The Tribunal found that the penalty imposed under section 271(1)(c) of the Income Tax Act was unjustified as the appellant's error in claiming depreciation was inadvertent. The appellant promptly rectified the mistake by adding the amount to the total income upon realization. Emphasizing the absence of any misrepresentation and citing relevant case law, the Tribunal concluded that inadvertent errors do not warrant penalties under the Act. Consequently, the penalty was deleted, and the appellant's appeal was allowed.
Issues: Penalty under section 271(1)(c) of the Income Tax Act, 1961 for claiming depreciation inadvertently.
Analysis: The appellant, in this case, appealed against the penalty imposed under section 271(1)(c) of the Income Tax Act, 1961. The Assessing Officer (AO) noticed that the appellant had claimed depreciation inadvertently on a property, which was shown as rental income under the head income from house property.
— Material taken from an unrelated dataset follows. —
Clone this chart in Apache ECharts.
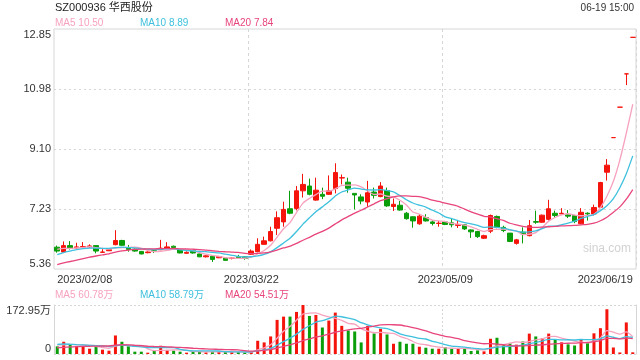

The appellant, upon realization of the error, voluntarily offered to add the amount to the returned income. The AO, however, imposed a penalty of Rs. 2,67,751, which was the minimum imposable penalty. The appellant contended that the error was inadvertent and no penalty should be levied. The Commissioner of Income Tax (Appeals) upheld the penalty.
Upon considering the submissions, the Tribunal found that the mistake was inadvertent as the appellant immediately acknowledged the error and agreed to add the amount to the total income. The property in question was listed as a fixed asset, and depreciation was claimed accordingly. The Tribunal noted that the appellant did not misrepresent any facts during the proceedings. Citing the decision in Price Waterhouse Coopers (P) Ltd. Vs. CIT, the Tribunal emphasized that a bona fide and inadvertent error does not warrant a penalty under section 271(1)(c). The Supreme Court's observation in a similar case highlighted that human errors are common and do not amount to concealing income or furnishing inaccurate particulars.
Based on the above analysis, the Tribunal concluded that the penalty imposed under section 271(1)(c) was unjustified, considering the inadvertent nature of the error. Therefore, the penalty was deleted, and the appellant's appeal was allowed.